ECDIS integrates radar and GPS, and uses the Automatic Identification System (AIS) which is used to broadcast their position to other ships by using radio signals, and displays an electronic map in real time with accurate readings of the weather and the local water depth.
UN International Maritime Organization released a mandate to use ECDIS in 2012. International ships will be required to use electronic navigation charts to prevent accidents and unexpected incidents that may ruin the underwater world. There is no exact date released yet, but definitely, it will be implemented soon.
Numerous sea accidents have ruined pristine marine lives. The most recent is the MV Rena Oil Spill killing thousands of sea birds and fishes. Coral reefs and other habitats of smaller fishes were also destroyed. The smell of the oil on the beach can also affect the health of people living near coastal areas, and the clean up may take quite a long time even as hundreds of volunteers teams up with New Zealand’s local government to fix the problem immediately and to mitigate the extent of the damage.
On the other hand, some sea accidents killed thousands of people. Who will forget Titanic’s tragic sea accident?
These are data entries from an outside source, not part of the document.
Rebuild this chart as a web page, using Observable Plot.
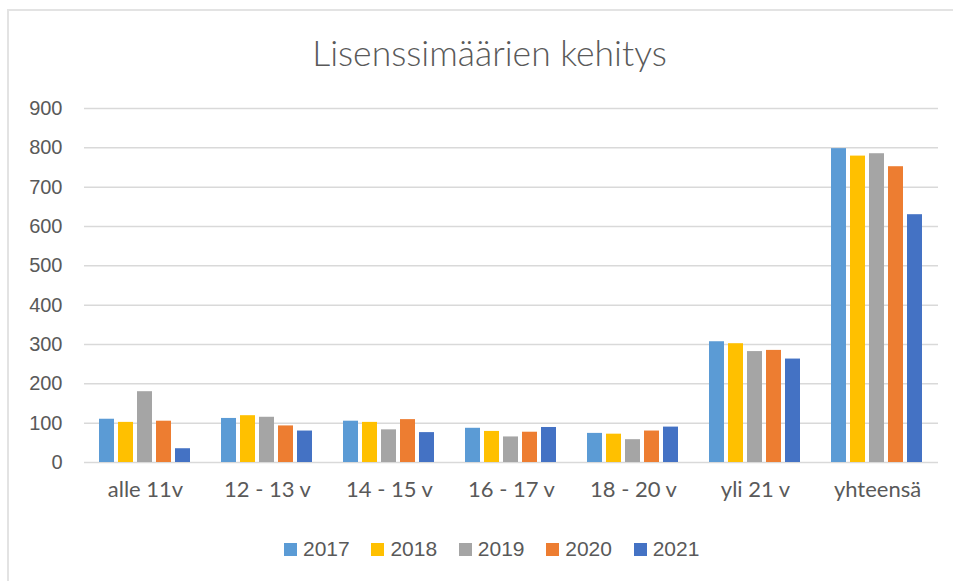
<!DOCTYPE html>
<html>
<head>
<meta charset="utf-8">
<script src="https://cdn.jsdelivr.net/npm/d3@7"></script>
<script src="https://cdn.jsdelivr.net/npm/@observablehq/plot@0.6"></script>
<style>
  html, body { margin: 0; padding: 0; background: #fff; }
  #wrap { position: relative; width: 953px; height: 581px; overflow: hidden; }
  #frame { position: absolute; left: 7px; top: 9px; right: -4px; bottom: -4px;
           border-top: 2px solid #e3e3e3; border-left: 2px solid #e3e3e3; }
  #title { position: relative; height: 90px; box-sizing: border-box; padding-top: 32px; padding-left: 26px;
           text-align: center; font-family: Lato, "Open Sans", sans-serif; font-weight: 300;
           font-size: 35.5px; line-height: 42px; color: #595959; }
  #chart svg { display: block; }
  #chart g[aria-label^="y-axis"] text { font-family: "Liberation Sans", Arial, sans-serif; font-size: 20px; fill: #595959; }
  #chart g[aria-label^="fx-axis"] text { font-family: Lato, "Open Sans", sans-serif; font-size: 22px; fill: #595959; }
  #legend { position: relative; display: flex; align-items: center; padding-left: 284px; padding-top: 22px;
            font-family: "Liberation Sans", Arial, sans-serif; font-size: 21px; color: #595959; }
  .item { display: flex; align-items: center; margin-right: 21.7px; }
  .sw { width: 13px; height: 13px; margin-right: 6px; }
</style>
</head>
<body>
<div id="wrap">
  <div id="frame"></div>
  <div id="title">Lisenssimäärien kehitys</div>
  <div id="chart"></div>
  <div id="legend"></div>
</div>
<script>
const categories = ["alle 11v", "12 - 13 v", "14 - 15 v", "16 - 17 v", "18 - 20 v", "yli 21 v", "yhteensä"];
const years = ["2017", "2018", "2019", "2020", "2021"];
const v2017 = [110, 112, 105, 87, 74, 307, 798];
const v2018 = [102, 119, 102, 79, 72, 302, 779];
const v2019 = [180, 115, 83, 65, 58, 282, 785];
const v2020 = [105, 93, 109, 77, 80, 285, 752];
const v2021 = [35, 80, 76, 89, 90, 263, 630];
const yTicks = [0, 100, 200, 300, 400, 500, 600, 700, 800, 900];
const colors = ["#5B9BD5", "#FFC000", "#A5A5A5", "#ED7D31", "#4472C4"];

const series = [v2017, v2018, v2019, v2020, v2021];
const data = [];
categories.forEach((c, i) => {
  years.forEach((y, j) => data.push({category: c, year: y, value: series[j][i]}));
});

const chart = Plot.plot({
  width: 953,
  height: 425,
  marginTop: 18,
  marginBottom: 53,
  marginLeft: 84,
  marginRight: 15,
  style: {background: "transparent", color: "#595959", overflow: "visible"},
  fx: {domain: categories, padding: 0, label: null, tickSize: 0, tickPadding: 19, axis: "bottom"},
  x: {domain: years, paddingInner: 0.2, paddingOuter: 0.81, axis: null},
  y: {domain: [0, 900], ticks: yTicks, tickFormat: d => String(d), tickSize: 0, tickPadding: 22, label: null},
  color: {domain: years, range: colors},
  marks: [
    Plot.ruleY(yTicks, {stroke: "#d9d9d9", strokeWidth: 1.5}),
    Plot.barY(data, {fx: "category", x: "year", y: "value", fill: "year"})
  ]
});
document.getElementById("chart").appendChild(chart);

const legend = document.getElementById("legend");
years.forEach((y, j) => {
  const it = document.createElement("div");
  it.className = "item";
  const sw = document.createElement("div");
  sw.className = "sw";
  sw.style.background = colors[j];
  const t = document.createElement("span");
  t.textContent = y;
  it.appendChild(sw);
  it.appendChild(t);
  legend.appendChild(it);
});
</script>
</body>
</html>
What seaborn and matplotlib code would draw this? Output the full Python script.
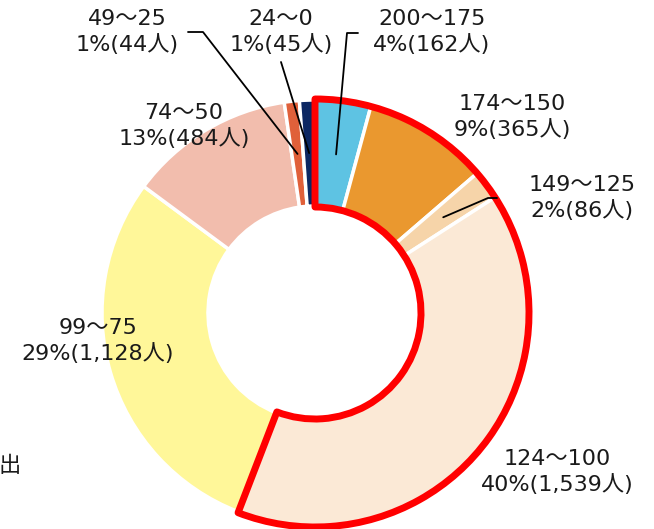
import numpy as np
import matplotlib
matplotlib.use("Agg")
import matplotlib.pyplot as plt
from matplotlib.patches import Wedge
import seaborn as sns

# ---- data ----
ranges = ["200～175", "174～150", "149～125", "124～100",
          "99～75", "74～50", "49～25", "24～0"]
counts = [162, 365, 86, 1539, 1128, 484, 44, 45]
pct_labels = ["4%", "9%", "2%", "40%", "29%", "13%", "1%", "1%"]
colors = ["#5EC3E3", "#EA982F", "#F6D4A9", "#FBE9D6",
          "#FFF799", "#F2BDAD", "#E0603A", "#0C2762"]
n_outlined = 4  # first four groups framed in red

# ---- layout (pixel space) ----
W, H = 654, 529
cx, cy = 315, H - 313
R, ring = 213, 106

sns.set_theme(style="white")
plt.rcParams["font.family"] = ["DejaVu Sans", "Noto Sans CJK JP"]

fig = plt.figure(figsize=(W / 100, H / 100), dpi=100)
ax = fig.add_axes([0, 0, 1, 1])

ax.pie(counts, colors=colors, startangle=90, counterclock=False,
       center=(cx, cy), radius=R, frame=True,
       wedgeprops=dict(width=ring, edgecolor="white", linewidth=2.5))
ax.set_xlim(0, W)
ax.set_ylim(0, H)
ax.set_aspect("equal")
ax.axis("off")

total = sum(counts)
frac = np.array(counts) / total
cum = np.cumsum(frac)

# red frame around the first groups
end_ang = 90 - 360 * cum[n_outlined - 1]
ax.add_patch(Wedge((cx, cy), R + 1, end_ang, 90, width=ring + 2, fill=False,
                   edgecolor="#FF0000", linewidth=5, joinstyle="round", zorder=5))

# label positions (pixel coords, y from top) and leader paths
label_pos = [(432, 32), (512, 117), (582, 198), (557, 472),
             (98, 341), (184, 126), (127, 32), (281, 32)]
leaders = {0: [(347, 33), (358, 33)],
           2: [(488, 198), (497, 198)],
           6: [(203, 32), (188, 32)],
           7: [(281, 62)]}

mid_r = R - ring / 2
for i, (rg, c, p) in enumerate(zip(ranges, counts, pct_labels)):
    x, y = label_pos[i]
    ax.text(x, H - y, f"{rg}\n{p}({c:,}人)", ha="center", va="center",
            fontsize=16, linespacing=1.3, color="#1a1a1a", zorder=6)
    if i in leaders:
        mid = np.deg2rad(90 - 360 * (cum[i] - frac[i] / 2))
        xs = [cx + mid_r * np.cos(mid)] + [pt[0] for pt in leaders[i]]
        ys = [cy + mid_r * np.sin(mid)] + [H - pt[1] for pt in leaders[i]]
        ax.plot(xs, ys, color="black", lw=1.3, zorder=7)

ax.text(21, H - 466, "出", ha="right", va="center", fontsize=16,
        family=["Noto Sans CJK JP"], color="#1a1a1a")

fig.savefig("out.png", dpi=100)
The collision with an iceberg, which led to its sinking and killed 1517 people in 1912.
A 2007 study shows that ECDIS will minimize the ships that run aground by thirty eight percent. The study was conducted by Rolf Skjong at Det Norske Veritas in Hovik, Norway.
The International Maritime Organization wants all the ships built on the second half of 2012 to have ECDIS. On the other hand, existing ships have to comply with different dates depending on what they carry – passengers or cargo? However, all commercial ships should be upgraded by 2018.
The main reason for ECDIS’s slow adoption is that navigators are taking time to manage the navigation system since they are used to old fashioned paper.
"Maritime organizations were already busy making paper charts," according to Nick Lemon of the Australian Maritime Safety Authority.